◆ Exercise requirements
Leave out the pictures and copy every record exactly.

◆ Material provided
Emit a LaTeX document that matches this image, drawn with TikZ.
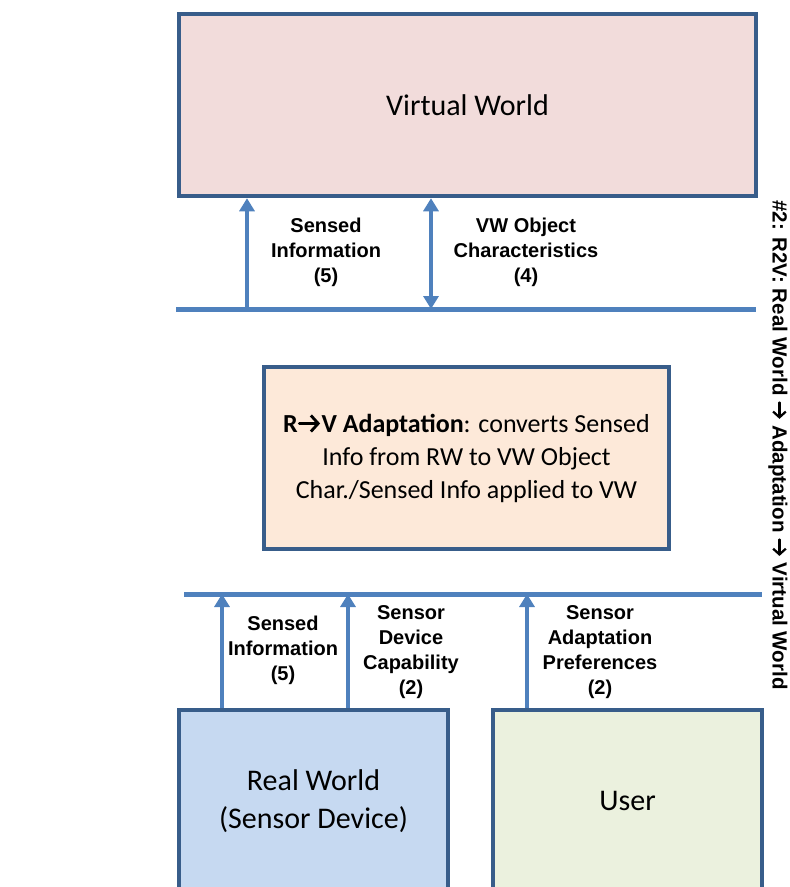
\documentclass[tikz,border=0pt]{standalone}
\usepackage{fontspec}
\setmainfont{Carlito}
\newfontfamily\lblfont{Liberation Sans}
\usetikzlibrary{arrows.meta}
\definecolor{boxline}{HTML}{385D8A}
\definecolor{flowblue}{HTML}{4F81BD}
\definecolor{vwfill}{HTML}{F2DCDB}
\definecolor{adfill}{HTML}{FDE9D9}
\definecolor{rwfill}{HTML}{C6D9F1}
\definecolor{userfill}{HTML}{EBF1DE}
% bold chevron arrow, drawn inline
\newcommand{\rarr}{\tikz[baseline=-0.33em]\draw[black, line width=0.11em, line cap=round,
	-{Straight Barb[length=0.28em,width=0.62em,line width=0.11em]}] (0,0) -- (0.8em,0);}
\tikzset{
	worldbox/.style = {
		rectangle,
		align=center,
		draw=boxline,
		line width=4.5pt,
		inner sep=0pt,
		font=\fontsize{30}{38}\selectfont
	},
	flowlabel/.style = {
		align=center,
		inner sep=0pt,
		font=\lblfont\bfseries\fontsize{20}{25}\selectfont
	},
	bus/.style = {
		draw=flowblue,
		line width=5pt
	},
	flow/.style = {
		draw=flowblue,
		line width=4pt
	}
}

\begin{document}
\begin{tikzpicture}[x=1pt,y=-1pt,>={Triangle[length=13pt,width=15pt]}]
\useasboundingbox (0,0) rectangle (790,887);
% boxes
\node [worldbox, fill=vwfill, minimum width=577pt, minimum height=182pt] (vw) at (467.5,105) {Virtual World};
\node [worldbox, fill=adfill, minimum width=405pt, minimum height=182pt,
	font=\fontsize{26}{33}\selectfont] (adapt) at (466.5,458)
	{\textbf{R\rarr V Adaptation}: converts Sensed\\Info from RW to VW Object\\Char./Sensed Info applied to VW};
\node [worldbox, fill=rwfill, minimum width=269pt, minimum height=182pt] (rw) at (313.5,801) {Real World\\(Sensor Device)};
\node [worldbox, fill=userfill, minimum width=269pt, minimum height=182pt] (user) at (627.5,801) {User};
% buses
\coordinate (upL) at (176,309);
\coordinate (upR) at (756,309);
\coordinate (loL) at (184,594);
\coordinate (loR) at (762,594);
\draw [bus] (upL) -- (upR);
\draw [bus] (loL) -- (loR);
% upper flows
\coordinate (sensedup) at (247,309);
\coordinate (vwchar) at (431,309);
\draw [flow,->] (sensedup) -- (sensedup |- vw.south);
\draw [flow,<->] (vwchar) -- (vwchar |- vw.south);
\node [flowlabel] (lsensedup) at (326,252) {Sensed\\Information\\(5)};
\node [flowlabel] (lvwchar) at (526,252) {VW Object\\Characteristics\\(4)};
% lower flows
\coordinate (senseddown) at (222,594);
\coordinate (sensorcap) at (348,594);
\coordinate (sensorpref) at (527,594);
\draw [flow,->] (senseddown |- rw.north) -- (senseddown);
\draw [flow,->] (sensorcap |- rw.north) -- (sensorcap);
\draw [flow,->] (sensorpref |- user.north) -- (sensorpref);
\node [flowlabel] (lsenseddown) at (283,650) {Sensed\\Information\\(5)};
\node [flowlabel] (lsensorcap) at (411,652) {Sensor\\Device\\Capability\\(2)};
\node [flowlabel] (lsensorpref) at (600,652) {Sensor\\Adaptation\\Preferences\\(2)};
% side title
\node [flowlabel, rotate=-90, font=\lblfont\bfseries\fontsize{20.5}{25}\selectfont] (title) at (778,445)
	{\#2: R2V: Real World \rarr\ Adaptation \rarr\ Virtual World};
\end{tikzpicture}
\end{document}
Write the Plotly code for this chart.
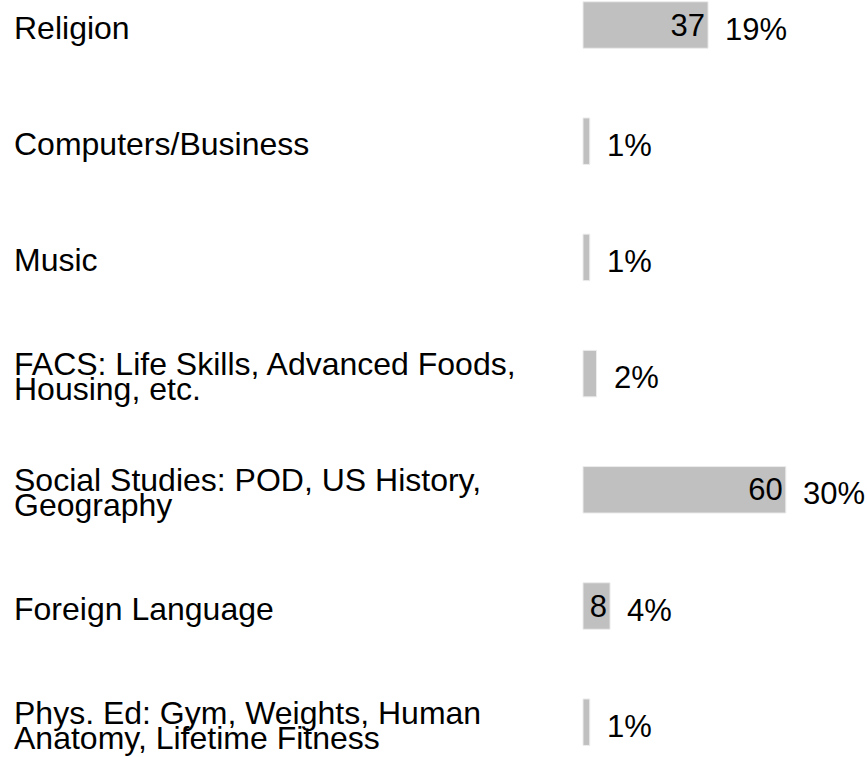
import plotly.graph_objects as go

# survey: elective subject areas
categories = [
    "Religion",
    "Computers/Business",
    "Music",
    "FACS: Life Skills, Advanced Foods,<br>Housing, etc.",
    "Social Studies: POD, US History,<br>Geography",
    "Foreign Language",
    "Phys. Ed: Gym, Weights, Human<br>Anatomy, Lifetime Fitness",
]
counts = [37, 2, 2, 4, 60, 8, 2]
percents = ["19%", "1%", "1%", "2%", "30%", "4%", "1%"]

FONT = "Liberation Sans, Arial, sans-serif"
FONT_SIZE = 31
LABEL_SIZE = 32
BAR_COLOR = "#c0c0c0"
W, H = 867, 757

fig = go.Figure()
fig.add_trace(go.Bar(
    x=counts,
    y=categories,
    orientation="h",
    width=0.4,
    marker=dict(color=BAR_COLOR, line=dict(color="#ececec", width=1)),
    text=[str(c) for c in counts],
    textposition="inside",
    insidetextanchor="end",
    textfont=dict(family=FONT, size=FONT_SIZE, color="black"),
    hoverinfo="skip",
    showlegend=False,
))

annotations = []
for cat, cnt, pct in zip(categories, counts, percents):
    # percentage to the right of each bar
    annotations.append(dict(
        x=cnt, y=cat, xref="x", yref="y", text=pct,
        xanchor="left", yanchor="middle", xshift=15, yshift=-4,
        showarrow=False, font=dict(family=FONT, size=FONT_SIZE, color="black"),
    ))
    # category label on the left, tight line spacing
    lines = cat.split("<br>")
    n = len(lines)
    for k, line in enumerate(lines):
        offset = (k - (n - 1) / 2) * 25
        annotations.append(dict(
            x=12 / W, y=cat, xref="paper", yref="y", text=line,
            xanchor="left", yanchor="middle", yshift=-3 - offset,
            showarrow=False, font=dict(family=FONT, size=LABEL_SIZE, color="black"),
        ))

px_per_unit = 3.38
x0 = 583
center0, step = 25, 116.2

fig.update_layout(
    width=W, height=H,
    margin=dict(l=0, r=0, t=0, b=0),
    paper_bgcolor="white", plot_bgcolor="white",
    uniformtext=dict(minsize=FONT_SIZE, mode="hide"),
    annotations=annotations,
    xaxis=dict(range=[-x0 / px_per_unit, (W - x0) / px_per_unit],
               visible=False, fixedrange=True),
    yaxis=dict(range=[(H - center0) / step, -center0 / step],
               visible=False, fixedrange=True),
)

fig.write_html("out.html", config={"displayModeBar": False},
               post_script="document.body.style.margin='0';")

◆ Output for this task
Emit a LaTeX document that matches this image, drawn with TikZ.
\documentclass[tikz,border=0pt]{standalone}
\usepackage{fontspec}
\setmainfont{Carlito}
\newfontfamily\lblfont{Liberation Sans}
\usetikzlibrary{arrows.meta}
\definecolor{boxline}{HTML}{385D8A}
\definecolor{flowblue}{HTML}{4F81BD}
\definecolor{vwfill}{HTML}{F2DCDB}
\definecolor{adfill}{HTML}{FDE9D9}
\definecolor{rwfill}{HTML}{C6D9F1}
\definecolor{userfill}{HTML}{EBF1DE}
% bold chevron arrow, drawn inline
\newcommand{\rarr}{\tikz[baseline=-0.33em]\draw[black, line width=0.11em, line cap=round,
	-{Straight Barb[length=0.28em,width=0.62em,line width=0.11em]}] (0,0) -- (0.8em,0);}
\tikzset{
	worldbox/.style = {
		rectangle,
		align=center,
		draw=boxline,
		line width=4.5pt,
		inner sep=0pt,
		font=\fontsize{30}{38}\selectfont
	},
	flowlabel/.style = {
		align=center,
		inner sep=0pt,
		font=\lblfont\bfseries\fontsize{20}{25}\selectfont
	},
	bus/.style = {
		draw=flowblue,
		line width=5pt
	},
	flow/.style = {
		draw=flowblue,
		line width=4pt
	}
}

\begin{document}
\begin{tikzpicture}[x=1pt,y=-1pt,>={Triangle[length=13pt,width=15pt]}]
\useasboundingbox (0,0) rectangle (790,887);
% boxes
\node [worldbox, fill=vwfill, minimum width=577pt, minimum height=182pt] (vw) at (467.5,105) {Virtual World};
\node [worldbox, fill=adfill, minimum width=405pt, minimum height=182pt,
	font=\fontsize{26}{33}\selectfont] (adapt) at (466.5,458)
	{\textbf{R\rarr V Adaptation}: converts Sensed\\Info from RW to VW Object\\Char./Sensed Info applied to VW};
\node [worldbox, fill=rwfill, minimum width=269pt, minimum height=182pt] (rw) at (313.5,801) {Real World\\(Sensor Device)};
\node [worldbox, fill=userfill, minimum width=269pt, minimum height=182pt] (user) at (627.5,801) {User};
% buses
\coordinate (upL) at (176,309);
\coordinate (upR) at (756,309);
\coordinate (loL) at (184,594);
\coordinate (loR) at (762,594);
\draw [bus] (upL) -- (upR);
\draw [bus] (loL) -- (loR);
% upper flows
\coordinate (sensedup) at (247,309);
\coordinate (vwchar) at (431,309);
\draw [flow,->] (sensedup) -- (sensedup |- vw.south);
\draw [flow,<->] (vwchar) -- (vwchar |- vw.south);
\node [flowlabel] (lsensedup) at (326,252) {Sensed\\Information\\(5)};
\node [flowlabel] (lvwchar) at (526,252) {VW Object\\Characteristics\\(4)};
% lower flows
\coordinate (senseddown) at (222,594);
\coordinate (sensorcap) at (348,594);
\coordinate (sensorpref) at (527,594);
\draw [flow,->] (senseddown |- rw.north) -- (senseddown);
\draw [flow,->] (sensorcap |- rw.north) -- (sensorcap);
\draw [flow,->] (sensorpref |- user.north) -- (sensorpref);
\node [flowlabel] (lsenseddown) at (283,650) {Sensed\\Information\\(5)};
\node [flowlabel] (lsensorcap) at (411,652) {Sensor\\Device\\Capability\\(2)};
\node [flowlabel] (lsensorpref) at (600,652) {Sensor\\Adaptation\\Preferences\\(2)};
% side title
\node [flowlabel, rotate=-90, font=\lblfont\bfseries\fontsize{20.5}{25}\selectfont] (title) at (778,445)
	{\#2: R2V: Real World \rarr\ Adaptation \rarr\ Virtual World};
\end{tikzpicture}
\end{document}
Write the Plotly code for this chart.
import plotly.graph_objects as go

# survey: elective subject areas
categories = [
    "Religion",
    "Computers/Business",
    "Music",
    "FACS: Life Skills, Advanced Foods,<br>Housing, etc.",
    "Social Studies: POD, US History,<br>Geography",
    "Foreign Language",
    "Phys. Ed: Gym, Weights, Human<br>Anatomy, Lifetime Fitness",
]
counts = [37, 2, 2, 4, 60, 8, 2]
percents = ["19%", "1%", "1%", "2%", "30%", "4%", "1%"]

FONT = "Liberation Sans, Arial, sans-serif"
FONT_SIZE = 31
LABEL_SIZE = 32
BAR_COLOR = "#c0c0c0"
W, H = 867, 757

fig = go.Figure()
fig.add_trace(go.Bar(
    x=counts,
    y=categories,
    orientation="h",
    width=0.4,
    marker=dict(color=BAR_COLOR, line=dict(color="#ececec", width=1)),
    text=[str(c) for c in counts],
    textposition="inside",
    insidetextanchor="end",
    textfont=dict(family=FONT, size=FONT_SIZE, color="black"),
    hoverinfo="skip",
    showlegend=False,
))

annotations = []
for cat, cnt, pct in zip(categories, counts, percents):
    # percentage to the right of each bar
    annotations.append(dict(
        x=cnt, y=cat, xref="x", yref="y", text=pct,
        xanchor="left", yanchor="middle", xshift=15, yshift=-4,
        showarrow=False, font=dict(family=FONT, size=FONT_SIZE, color="black"),
    ))
    # category label on the left, tight line spacing
    lines = cat.split("<br>")
    n = len(lines)
    for k, line in enumerate(lines):
        offset = (k - (n - 1) / 2) * 25
        annotations.append(dict(
            x=12 / W, y=cat, xref="paper", yref="y", text=line,
            xanchor="left", yanchor="middle", yshift=-3 - offset,
            showarrow=False, font=dict(family=FONT, size=LABEL_SIZE, color="black"),
        ))

px_per_unit = 3.38
x0 = 583
center0, step = 25, 116.2

fig.update_layout(
    width=W, height=H,
    margin=dict(l=0, r=0, t=0, b=0),
    paper_bgcolor="white", plot_bgcolor="white",
    uniformtext=dict(minsize=FONT_SIZE, mode="hide"),
    annotations=annotations,
    xaxis=dict(range=[-x0 / px_per_unit, (W - x0) / px_per_unit],
               visible=False, fixedrange=True),
    yaxis=dict(range=[(H - center0) / step, -center0 / step],
               visible=False, fixedrange=True),
)

fig.write_html("out.html", config={"displayModeBar": False},
               post_script="document.body.style.margin='0';")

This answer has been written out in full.